White blood cell count
Patients with Th1 inflammatory diseases commonly have low T-cells (e.g., lymphocytes, neutrophils, monocytes, NK cells) because intracellular bacteria cause the phagocytes to produce cytokines without the need for stimulation of any other immune system cells. There is no need for any T-cell recognition of pathogens so the body down-regulates the number of T-cells it manufactures which results in a low white count (lymphopenia).
In sarcoidosis this causes the lymphocytes to leave the area of highest inflammatory action (in the center of a granuloma) and migrate to the periphery. The down-regulation also reduces the number of lymphocytes being generated from stem cells. In less intense Th1 inflammation, that does not form granuloma, the down-regulation of the T-cells is observable primarily by the down-regulation of the lymphocytes.
Granuloma sequester ferritin and iron, resulting in a low Hgb and Hct.
Elevated triglycerides suggests liver inflammation.
BUN is often elevated because the bacterial endotoxins cause nitric oxide (NO) to be generated in the inflamed tissues.
Abnormal kidney function tests suggest subclinical kidney inflammation.
This article says, "In the serum of many patients with sarcoidosis, alkaline phosphatase activity is increased due to sarcoid liver involvement."
In 1916, Boeck first described cutaneous anergy to tuberculin in patients with sarcoidosis. It was later on realized that this phenomenon was not limited to tuberculin alone, but that anergy to a variety of other skin tests-antigens such was also typical.

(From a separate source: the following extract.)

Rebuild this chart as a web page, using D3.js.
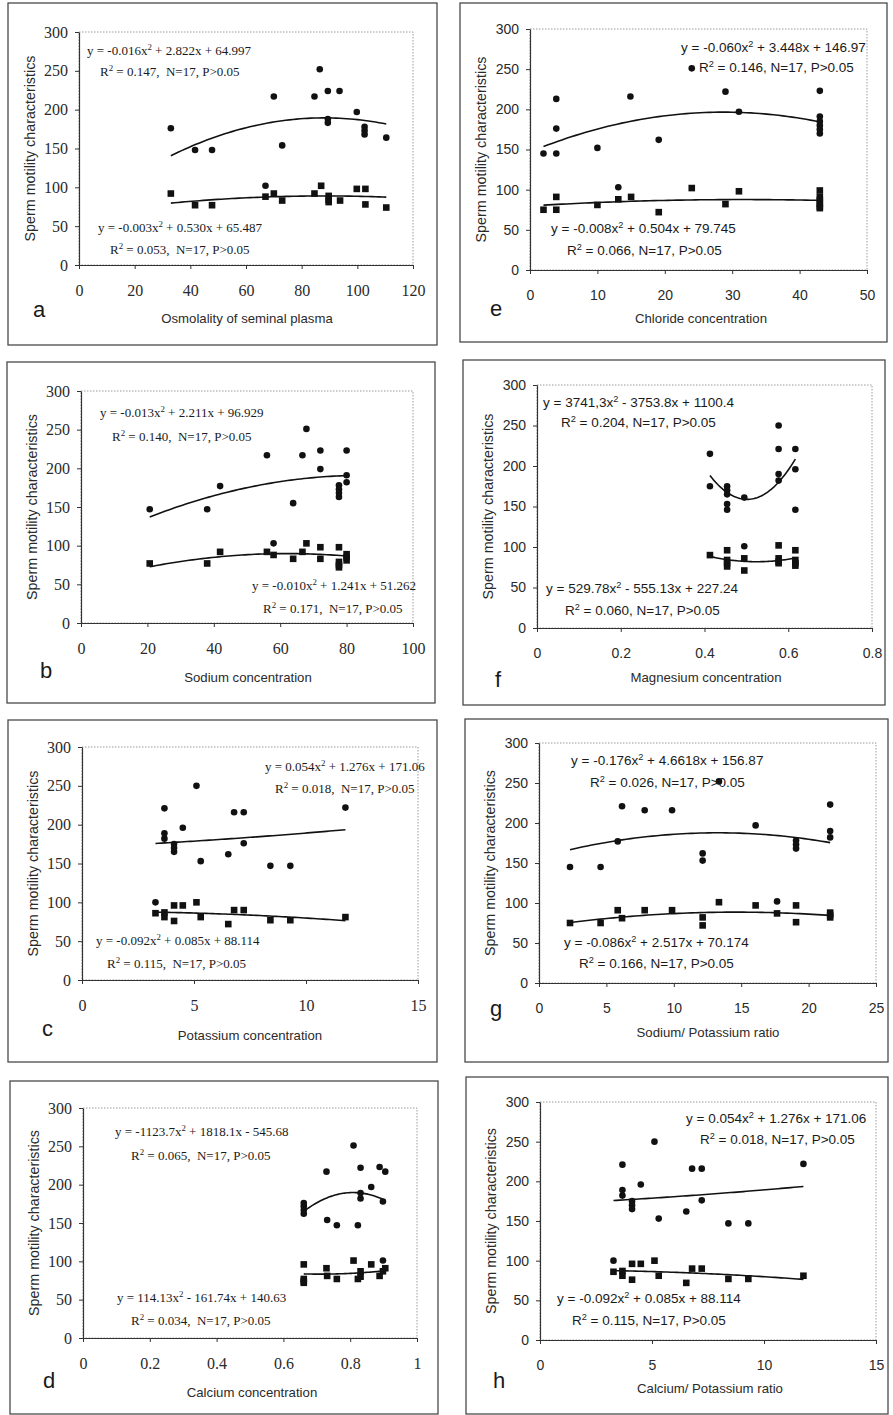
<!DOCTYPE html>
<html>
<head>
<meta charset="utf-8">
<script src="https://cdn.jsdelivr.net/npm/d3@7"></script>
<style>
    body { margin: 0; background: #fff; }
    svg { display: block; }
</style>
</head>
<body>
<svg id="chart"></svg>
<script>

// same y axis in every panel
const yTicks = [0, 50, 100, 150, 200, 250, 300];
const yTitle = "Sperm motility characteristics";

// a - osmolality
const osmoTicks = [0, 20, 40, 60, 80, 100, 120];
const osmoCircles = [[33, 176], [41.7, 148], [47.8, 148], [67, 102], [70, 217], [73, 154], [84.6, 217], [86.5, 252], [89.4, 224], [89.4, 188], [89.4, 183], [93.6, 224], [99.8, 197], [102.6, 178], [102.6, 173], [102.6, 168], [110.4, 164]];
const osmoSquares = [[33, 92], [41.7, 77], [47.8, 77], [67, 88], [70, 92], [73, 83], [84.6, 92], [87, 102], [89.7, 89], [89.7, 84], [89.7, 81], [93.8, 83], [99.8, 98], [102.9, 98], [102.9, 78], [110.4, 74]];
const osmoFits = [[-0.016, 2.822, 64.997], [-0.003, 0.530, 65.487]];
const osmoText = ["y = -0.016x^2 + 2.822x + 64.997", "R^2 = 0.147,  N=17, P>0.05", "y = -0.003x^2 + 0.530x + 65.487", "R^2 = 0.053,  N=17, P>0.05"];

// e - chloride
const chlorTicks = [0, 10, 20, 30, 40, 50];
const chlorCircles = [[2, 145], [3.9, 213], [3.9, 176], [3.9, 145], [10, 152], [13.1, 103], [14.9, 216], [19.1, 162], [24, 251], [29, 222], [31, 197], [43, 223], [43, 191], [43, 185], [43, 180], [43, 175], [43, 170]];
const chlorSquares = [[2, 75], [3.9, 91], [3.9, 75], [10, 81], [13.1, 88], [15, 91], [19.1, 72], [24, 102], [29, 82], [31, 98], [43, 99], [43, 91], [43, 87], [43, 83], [43, 79], [43, 77]];
const chlorFits = [[-0.060, 3.448, 146.97], [-0.008, 0.504, 79.745]];
const chlorText = ["y = -0.060x^2 + 3.448x + 146.97", "R^2 = 0.146, N=17, P>0.05", "y = -0.008x^2 + 0.504x + 79.745", "R^2 = 0.066, N=17, P>0.05"];

// b - sodium
const sodTicks = [0, 20, 40, 60, 80, 100];
const sodCircles = [[20.7, 147], [38, 147], [41.9, 177], [56, 217], [58, 103], [63.9, 155], [66.7, 217], [67.9, 251], [72.1, 223], [72.1, 199], [77.7, 178], [77.7, 173], [77.7, 168], [77.7, 163], [80, 223], [80, 191], [80, 182]];
const sodSquares = [[20.7, 77], [38, 77], [41.9, 92], [56, 92], [58, 88], [63.9, 83], [66.7, 92], [67.9, 103], [72.1, 98], [72.1, 83], [77.7, 98], [77.7, 79], [77.7, 75], [77.7, 72], [80, 89], [80, 85], [80, 81]];
const sodFits = [[-0.013, 2.211, 96.929], [-0.010, 1.241, 51.262]];
const sodText = ["y = -0.013x^2 + 2.211x + 96.929", "R^2 = 0.140,  N=17, P>0.05", "y = -0.010x^2 + 1.241x + 51.262", "R^2 = 0.171,  N=17, P>0.05"];

// f - magnesium
const magTicks = [0, 0.2, 0.4, 0.6, 0.8];
const magCircles = [[0.413, 215], [0.413, 175], [0.454, 175], [0.454, 170], [0.454, 165], [0.454, 153], [0.454, 146], [0.495, 161], [0.495, 101], [0.577, 250], [0.577, 221], [0.577, 190], [0.577, 182], [0.617, 221], [0.617, 196], [0.617, 146]];
const magSquares = [[0.413, 90], [0.454, 96], [0.454, 84], [0.454, 80], [0.454, 76], [0.495, 86], [0.495, 71], [0.577, 102], [0.577, 86], [0.577, 82], [0.577, 80], [0.617, 96], [0.617, 84], [0.617, 80], [0.617, 77]];
const magFits = [[3741.3, -3753.8, 1100.4], [529.78, -555.13, 227.24]];
const magText = ["y = 3741,3x^2 - 3753.8x + 1100.4", "R^2 = 0.204, N=17, P>0.05", "y = 529.78x^2 - 555.13x + 227.24", "R^2 = 0.060, N=17, P>0.05"];

// c - potassium (h repeats the same points)
const potTicks = [0, 5, 10, 15];
const potCircles = [[3.28, 100], [3.68, 221], [3.68, 189], [3.68, 182], [4.11, 175], [4.11, 170], [4.11, 165], [4.5, 196], [5.11, 250], [5.3, 153], [6.53, 162], [6.79, 216], [7.22, 216], [7.22, 176], [8.41, 147], [9.3, 147], [11.76, 222]];
const potSquares = [[3.28, 86], [3.68, 87], [3.68, 81], [4.11, 96], [4.11, 76], [4.5, 96], [5.11, 100], [5.3, 81], [6.53, 72], [6.79, 90], [7.22, 90], [8.41, 77], [9.3, 77], [11.76, 81]];
const potFits = [[0.054, 1.276, 171.06], [-0.092, 0.085, 88.114]];
const potText = ["y = 0.054x^2 + 1.276x + 171.06", "R^2 = 0.018,  N=17, P>0.05", "y = -0.092x^2 + 0.085x + 88.114", "R^2 = 0.115,  N=17, P>0.05"];

// g - sodium / potassium
const naKTicks = [0, 5, 10, 15, 20, 25];
const naKCircles = [[2.3, 145], [4.57, 145], [5.84, 177], [6.16, 221], [7.84, 216], [9.87, 216], [12.14, 162], [12.14, 153], [13.35, 252], [16.07, 197], [17.66, 102], [19.07, 178], [19.07, 173], [19.07, 168], [21.6, 223], [21.6, 190], [21.6, 182]];
const naKSquares = [[2.3, 75], [4.57, 75], [5.84, 91], [6.16, 81], [7.84, 91], [9.87, 91], [12.14, 82], [12.14, 72], [13.35, 101], [16.07, 97], [17.66, 87], [19.07, 97], [19.07, 76], [21.6, 88], [21.6, 85], [21.6, 82]];
const naKFits = [[-0.176, 4.6618, 156.87], [-0.086, 2.517, 70.174]];
const naKText = ["y = -0.176x^2 + 4.6618x + 156.87", "R^2 = 0.026, N=17, P>0.05", "y = -0.086x^2 + 2.517x + 70.174", "R^2 = 0.166, N=17, P>0.05"];

// d - calcium
const calTicks = [0, 0.2, 0.4, 0.6, 0.8, 1];
const calCircles = [[0.661, 176], [0.661, 172], [0.661, 167], [0.661, 162], [0.729, 217], [0.731, 154], [0.76, 147], [0.81, 251], [0.823, 147], [0.831, 222], [0.831, 189], [0.831, 182], [0.863, 197], [0.888, 223], [0.905, 217], [0.898, 178], [0.898, 101]];
const calSquares = [[0.661, 96], [0.661, 77], [0.661, 74], [0.661, 72], [0.729, 91], [0.731, 81], [0.76, 77], [0.81, 101], [0.823, 77], [0.831, 87], [0.831, 80], [0.863, 96], [0.888, 81], [0.905, 91], [0.898, 87]];
const calFits = [[-1123.7, 1818.1, -545.68], [114.13, -161.74, 140.63]];
const calText = ["y = -1123.7x^2 + 1818.1x - 545.68", "R^2 = 0.065,  N=17, P>0.05", "y = 114.13x^2 - 161.74x + 140.63", "R^2 = 0.034,  N=17, P>0.05"];

// h - calcium / potassium
const caKText = ["y = 0.054x^2 + 1.276x + 171.06", "R^2 = 0.018, N=17, P>0.05", "y = -0.092x^2 + 0.085x + 88.114", "R^2 = 0.115, N=17, P>0.05"];


const SERIF = "'Liberation Serif', 'Times New Roman', serif";
const SANS = "'Liberation Sans', Arial, sans-serif";

// layout: frame + plot area in page pixels, text anchors
let panels = [
    { label: "a", xTitle: "Osmolality of seminal plasma", xTicks: osmoTicks, circles: osmoCircles, squares: osmoSquares, fits: osmoFits, text: osmoText, serif: true,
      frame: [8, 3, 437, 345], plot: [79, 32, 413, 265], labelPos: [33, 317], titlePos: [247, 323], textPos: [[87, 55], [100, 76], [98, 232], [110, 254]] },
    { label: "e", xTitle: "Chloride concentration", xTicks: chlorTicks, circles: chlorCircles, squares: chlorSquares, fits: chlorFits, text: chlorText, serif: false,
      frame: [460, 3, 887, 342], plot: [530, 29, 867, 270], labelPos: [490, 316], titlePos: [701, 323], textPos: [[681, 52], [699, 72], [551, 233], [567, 255]] },
    { label: "b", xTitle: "Sodium concentration", xTicks: sodTicks, circles: sodCircles, squares: sodSquares, fits: sodFits, text: sodText, serif: true,
      frame: [7, 362, 435, 703], plot: [81, 391, 413, 623], labelPos: [40, 678], titlePos: [248, 682], textPos: [[100, 417], [112, 441], [252, 590], [263, 613]] },
    { label: "f", xTitle: "Magnesium concentration", xTicks: magTicks, circles: magCircles, squares: magSquares, fits: magFits, text: magText, serif: false,
      frame: [463, 360, 885, 705], plot: [537, 385, 872, 628], labelPos: [495, 687], titlePos: [706, 682], textPos: [[543, 407], [561, 427], [546, 593], [565, 615]] },
    { label: "c", xTitle: "Potassium concentration", xTicks: potTicks, circles: potCircles, squares: potSquares, fits: potFits, text: potText, serif: true,
      frame: [8, 720, 437, 1062], plot: [82, 747, 418, 980], labelPos: [42, 1036], titlePos: [250, 1040], textPos: [[265, 771], [275, 793], [96, 945], [107, 968]] },
    { label: "g", xTitle: "Sodium/ Potassium ratio", xTicks: naKTicks, circles: naKCircles, squares: naKSquares, fits: naKFits, text: naKText, serif: false,
      frame: [465, 719, 888, 1062], plot: [539, 743, 876, 983], labelPos: [490, 1016], titlePos: [708, 1037], textPos: [[571, 765], [590, 787], [564, 947], [579, 968]] },
    { label: "d", xTitle: "Calcium concentration", xTicks: calTicks, circles: calCircles, squares: calSquares, fits: calFits, text: calText, serif: true,
      frame: [10, 1081, 438, 1414], plot: [83, 1108, 417, 1338], labelPos: [43, 1388], titlePos: [252, 1397], textPos: [[115, 1136], [131, 1160], [117, 1302], [131, 1325]] },
    { label: "h", xTitle: "Calcium/ Potassium ratio", xTicks: potTicks, circles: potCircles, squares: potSquares, fits: potFits, text: caKText, serif: false,
      frame: [466, 1077, 888, 1414], plot: [540, 1102, 876, 1340], labelPos: [493, 1388], titlePos: [710, 1393], textPos: [[686, 1123], [700, 1144], [557, 1303], [572, 1325]] }
];


let svg = d3.select("#chart")
    .attr("width", 893)
    .attr("height", 1415);

svg.append("rect")
    .attr("width", 893)
    .attr("height", 1415)
    .attr("fill", "#fff");


// writes "x^2" style strings with a raised small 2
function writeEquation(g, str, pos, font, size) {
    let text = g.append("text")
        .attr("x", pos[0])
        .attr("y", pos[1])
        .style("font-family", font)
        .style("font-size", size + "px")
        .style("fill", "#1a1a1a")
        .attr("xml:space", "preserve");

    let parts = str.split("^2");
    parts.forEach((part, i) => {
        if (i > 0) {
            text.append("tspan")
                .attr("dy", -size * 0.4)
                .style("font-size", (size * 0.68) + "px")
                .text("2");
            text.append("tspan")
                .attr("dy", size * 0.4)
                .text(part);
        } else {
            text.append("tspan").text(part);
        }
    });
}


function drawPanel(p) {

    let g = svg.append("g").attr("class", "panel-" + p.label);
    let font = p.serif ? SERIF : SANS;
    let tickSize = p.serif ? 16 : 14;
    let eqSize = p.serif ? 13 : 13.5;

    let [fx0, fy0, fx1, fy1] = p.frame;
    let [px0, py0, px1, py1] = p.plot;

    // PANEL FRAME
    g.append("rect")
        .attr("x", fx0)
        .attr("y", fy0)
        .attr("width", fx1 - fx0)
        .attr("height", fy1 - fy0)
        .attr("fill", "none")
        .attr("stroke", "#4a4a4a")
        .attr("stroke-width", 1.3);

    let x = d3.scaleLinear()
        .domain([p.xTicks[0], p.xTicks[p.xTicks.length - 1]])
        .range([px0, px1]);

    let y = d3.scaleLinear()
        .domain([yTicks[0], yTicks[yTicks.length - 1]])
        .range([py1, py0]);

    // plot area border, excel style dotted grey
    g.append("rect")
        .attr("x", px0)
        .attr("y", py0)
        .attr("width", px1 - px0)
        .attr("height", py1 - py0)
        .attr("fill", "none")
        .attr("stroke", "#9a9a9a")
        .attr("stroke-dasharray", "1.5,1.5");

    // AXES
    let xAxis = g.append("g")
        .attr("transform", `translate(0,${py1})`)
        .call(d3.axisBottom(x)
            .tickValues(p.xTicks)
            .tickFormat(d => String(d))
            .tickSize(4)
            .tickSizeOuter(0)
            .tickPadding(p.serif ? 16 : 16));

    let yAxis = g.append("g")
        .attr("transform", `translate(${px0},0)`)
        .call(d3.axisLeft(y)
            .tickValues(yTicks)
            .tickSize(4)
            .tickSizeOuter(0)
            .tickPadding(7));

    for (let axis of [xAxis, yAxis]) {
        axis.select(".domain").attr("stroke", "#333").attr("stroke-width", 1.2);
        axis.selectAll(".tick line").attr("stroke", "#333");
        axis.selectAll(".tick text")
            .style("font-family", font)
            .style("font-size", tickSize + "px")
            .style("fill", "#2a2a2a");
    }

    // TREND LINES from the printed coefficients
    let line = d3.line()
        .x(d => x(d[0]))
        .y(d => y(d[1]));

    [p.circles, p.squares].forEach((series, i) => {
        let [a, b, c] = p.fits[i];
        let [lo, hi] = d3.extent(series, d => d[0]);
        let pts = d3.range(61).map(k => {
            let xv = lo + (hi - lo) * k / 60;
            return [xv, a * xv * xv + b * xv + c];
        });
        g.append("path")
            .datum(pts)
            .attr("d", line)
            .attr("fill", "none")
            .attr("stroke", "#111")
            .attr("stroke-width", 1.6);
    });

    // MARKERS
    g.selectAll(".dot")
        .data(p.circles)
        .enter()
        .append("circle")
        .attr("class", "dot")
        .attr("cx", d => x(d[0]))
        .attr("cy", d => y(d[1]))
        .attr("r", 3.3)
        .attr("fill", "#111");

    g.selectAll(".sq")
        .data(p.squares)
        .enter()
        .append("rect")
        .attr("class", "sq")
        .attr("x", d => x(d[0]) - 3.3)
        .attr("y", d => y(d[1]) - 3.3)
        .attr("width", 6.6)
        .attr("height", 6.6)
        .attr("fill", "#111");

    // EQUATIONS
    p.text.forEach((str, i) => writeEquation(g, str, p.textPos[i], font, eqSize));

    // TITLES
    g.append("text")
        .attr("x", p.titlePos[0])
        .attr("y", p.titlePos[1])
        .attr("text-anchor", "middle")
        .text(p.xTitle)
        .style("font-family", SANS)
        .style("font-size", "13.2px")
        .style("fill", "#2a2a2a");

    g.append("text")
        .attr("transform", `translate(${px0 - 44},${(py0 + py1) / 2}) rotate(-90)`)
        .attr("text-anchor", "middle")
        .text(yTitle)
        .style("font-family", SANS)
        .style("font-size", "14.3px")
        .style("fill", "#2a2a2a");

    g.append("text")
        .attr("x", p.labelPos[0])
        .attr("y", p.labelPos[1])
        .text(p.label)
        .style("font-family", SANS)
        .style("font-size", "22px")
        .style("fill", "#1a1a1a");
}

for (let p of panels) {
    drawPanel(p);
}

</script>
</body>
</html>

In 1994, Kataria and Holter proposed a mechanism for the cutaneous anergy seen in sarcoidosis. At sites of granulomatous inflammation, there is a predominance of helper T lymphocytes, which proliferate and secrete large amounts of lymphokines, including interleukin (IL)-2, monocyte chemotactic factor (MCF) and migration inhibition factor (MIF). These lymphokines induce and amplify the immune response by enhancing T-lymphocyte proliferation as well as recruiting and retaining monocytes from the circulation. The lymphokines and monokines produced at sites of granulomatous inflammation have their highest concentration locally. Nevertheless, the protein molecules diffuse into blood, establishing a concentration gradient between the granulomatous inflammatory site and the remote site of the delayed type hypersensitivity (DTH) skin test.
As a result, the traffic of T-helper lymphocytes and monocytes is preferentially directed towards site of granuloma formation. That leads to a preponderance of suppressor cells in the peripheral blood and competitively depletes the T-helper cells and monocytes available to sites of DTH.
Cancer and sarcoidosis
Sarcoidosis is a multi-systemic disease that can be confused with benign or malignant tumors.
Patients should make their doctors aware of any previous sarcoidosis diagnosis (even if only suspected) so sarcoidosis can be investigated as a possible cause of any lumps or tumors.
Patients should aware that some of the diagnostic tests used to identify cancers can be elevated in sarcoidosis, resulting in a "false positive."
Women facing a diagnosis of breast cancer will find the following references helpful:
See Cancer and Diagnosing a biopsy properly in Lymph Nodes.
See also Coexistence of Sarcoidosis and Malignancy
Pregnancy and sarcoidosis
1,25-D is manufactured by the placenta during pregnancy, In a healthy woman the production of 1,25-D in the kidneys will be down-regulated to compensate.